### [Supplied data]

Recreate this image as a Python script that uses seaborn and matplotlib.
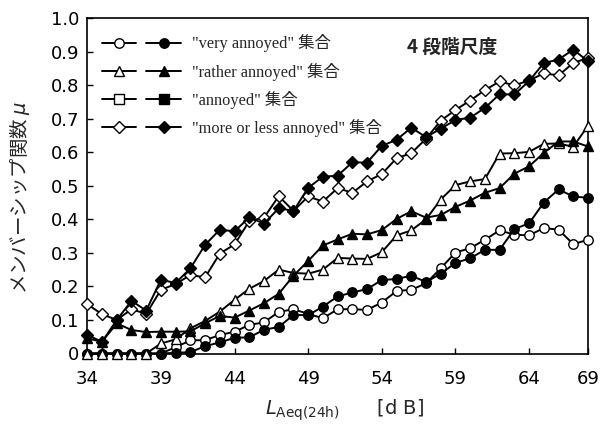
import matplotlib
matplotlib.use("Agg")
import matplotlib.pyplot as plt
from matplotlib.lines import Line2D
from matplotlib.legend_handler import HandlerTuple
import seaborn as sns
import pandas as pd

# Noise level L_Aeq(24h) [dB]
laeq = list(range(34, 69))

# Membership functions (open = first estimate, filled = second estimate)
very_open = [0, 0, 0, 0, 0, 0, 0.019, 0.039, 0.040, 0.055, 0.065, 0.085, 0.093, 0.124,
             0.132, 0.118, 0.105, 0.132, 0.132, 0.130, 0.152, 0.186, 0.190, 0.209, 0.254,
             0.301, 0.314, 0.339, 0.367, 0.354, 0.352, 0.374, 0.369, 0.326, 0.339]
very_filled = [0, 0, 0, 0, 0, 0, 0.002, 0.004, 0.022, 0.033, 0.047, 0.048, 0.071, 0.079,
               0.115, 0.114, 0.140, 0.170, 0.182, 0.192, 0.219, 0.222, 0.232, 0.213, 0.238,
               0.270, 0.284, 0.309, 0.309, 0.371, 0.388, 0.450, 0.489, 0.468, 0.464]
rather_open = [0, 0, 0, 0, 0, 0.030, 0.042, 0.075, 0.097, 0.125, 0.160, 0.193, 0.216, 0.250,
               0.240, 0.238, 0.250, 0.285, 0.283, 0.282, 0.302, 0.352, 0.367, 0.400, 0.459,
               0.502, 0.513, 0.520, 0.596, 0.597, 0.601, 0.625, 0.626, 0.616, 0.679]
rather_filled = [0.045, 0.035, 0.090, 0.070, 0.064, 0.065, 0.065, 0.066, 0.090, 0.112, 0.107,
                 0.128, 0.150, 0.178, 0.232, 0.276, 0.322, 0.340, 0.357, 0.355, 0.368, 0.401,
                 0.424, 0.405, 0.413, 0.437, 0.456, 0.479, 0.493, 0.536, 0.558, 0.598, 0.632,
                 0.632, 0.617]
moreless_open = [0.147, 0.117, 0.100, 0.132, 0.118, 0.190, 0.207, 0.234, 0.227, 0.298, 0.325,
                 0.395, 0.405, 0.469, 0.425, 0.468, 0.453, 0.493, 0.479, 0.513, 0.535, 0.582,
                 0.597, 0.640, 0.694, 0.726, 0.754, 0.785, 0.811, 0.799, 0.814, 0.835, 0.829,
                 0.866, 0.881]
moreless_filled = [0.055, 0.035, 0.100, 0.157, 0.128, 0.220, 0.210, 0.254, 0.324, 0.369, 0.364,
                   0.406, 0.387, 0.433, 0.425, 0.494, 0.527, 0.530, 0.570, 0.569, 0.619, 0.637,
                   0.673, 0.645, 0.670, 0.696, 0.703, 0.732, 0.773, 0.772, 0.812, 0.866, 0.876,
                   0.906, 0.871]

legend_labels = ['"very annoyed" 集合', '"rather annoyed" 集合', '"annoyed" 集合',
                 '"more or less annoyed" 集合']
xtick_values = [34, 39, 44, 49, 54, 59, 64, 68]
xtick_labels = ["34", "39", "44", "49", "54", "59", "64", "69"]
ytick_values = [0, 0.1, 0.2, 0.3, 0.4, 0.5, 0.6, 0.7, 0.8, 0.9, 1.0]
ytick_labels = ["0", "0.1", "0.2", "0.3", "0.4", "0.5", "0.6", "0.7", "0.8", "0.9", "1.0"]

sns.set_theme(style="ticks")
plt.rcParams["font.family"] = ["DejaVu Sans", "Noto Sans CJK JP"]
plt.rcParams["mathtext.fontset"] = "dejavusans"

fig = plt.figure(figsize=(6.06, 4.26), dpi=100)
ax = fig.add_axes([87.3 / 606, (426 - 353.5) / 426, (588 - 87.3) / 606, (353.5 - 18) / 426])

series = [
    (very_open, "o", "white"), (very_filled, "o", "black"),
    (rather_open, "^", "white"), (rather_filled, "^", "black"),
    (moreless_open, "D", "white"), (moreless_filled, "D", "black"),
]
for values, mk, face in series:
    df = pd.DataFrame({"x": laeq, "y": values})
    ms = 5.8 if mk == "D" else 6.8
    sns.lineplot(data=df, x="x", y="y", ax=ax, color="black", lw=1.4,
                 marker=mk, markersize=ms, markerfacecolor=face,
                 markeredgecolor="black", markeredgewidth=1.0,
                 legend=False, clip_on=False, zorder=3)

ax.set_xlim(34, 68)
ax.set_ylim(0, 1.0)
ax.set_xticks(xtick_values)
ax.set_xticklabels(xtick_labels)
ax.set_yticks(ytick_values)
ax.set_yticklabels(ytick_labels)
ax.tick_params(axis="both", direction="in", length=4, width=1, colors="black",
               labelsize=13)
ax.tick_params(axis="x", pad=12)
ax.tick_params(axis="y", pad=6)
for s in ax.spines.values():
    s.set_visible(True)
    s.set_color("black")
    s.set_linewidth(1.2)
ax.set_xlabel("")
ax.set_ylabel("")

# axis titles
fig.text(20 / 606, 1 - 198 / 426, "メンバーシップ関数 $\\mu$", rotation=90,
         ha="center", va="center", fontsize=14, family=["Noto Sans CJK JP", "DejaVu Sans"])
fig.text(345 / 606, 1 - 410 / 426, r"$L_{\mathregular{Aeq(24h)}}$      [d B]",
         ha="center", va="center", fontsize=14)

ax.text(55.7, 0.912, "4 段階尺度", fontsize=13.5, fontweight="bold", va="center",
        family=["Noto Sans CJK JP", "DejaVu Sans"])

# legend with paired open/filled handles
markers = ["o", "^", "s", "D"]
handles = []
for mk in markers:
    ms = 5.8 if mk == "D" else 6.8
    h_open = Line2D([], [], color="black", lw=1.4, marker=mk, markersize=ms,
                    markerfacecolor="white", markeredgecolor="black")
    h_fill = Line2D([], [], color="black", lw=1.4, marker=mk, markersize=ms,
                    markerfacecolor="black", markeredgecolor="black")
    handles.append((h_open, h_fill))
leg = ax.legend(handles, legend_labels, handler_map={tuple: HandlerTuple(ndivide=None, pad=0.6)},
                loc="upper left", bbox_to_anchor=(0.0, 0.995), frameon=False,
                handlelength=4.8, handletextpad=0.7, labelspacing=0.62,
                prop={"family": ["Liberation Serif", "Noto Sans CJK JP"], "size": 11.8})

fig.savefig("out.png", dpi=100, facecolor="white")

### [Written instruction]
Only the lines from the start of the material through the line containing "import pandas as pd" should be transcribed. Pictures stay out.

### [Expected output]
Recreate this image as a Python script that uses seaborn and matplotlib.
import matplotlib
matplotlib.use("Agg")
import matplotlib.pyplot as plt
from matplotlib.lines import Line2D
from matplotlib.legend_handler import HandlerTuple
import seaborn as sns
import pandas as pd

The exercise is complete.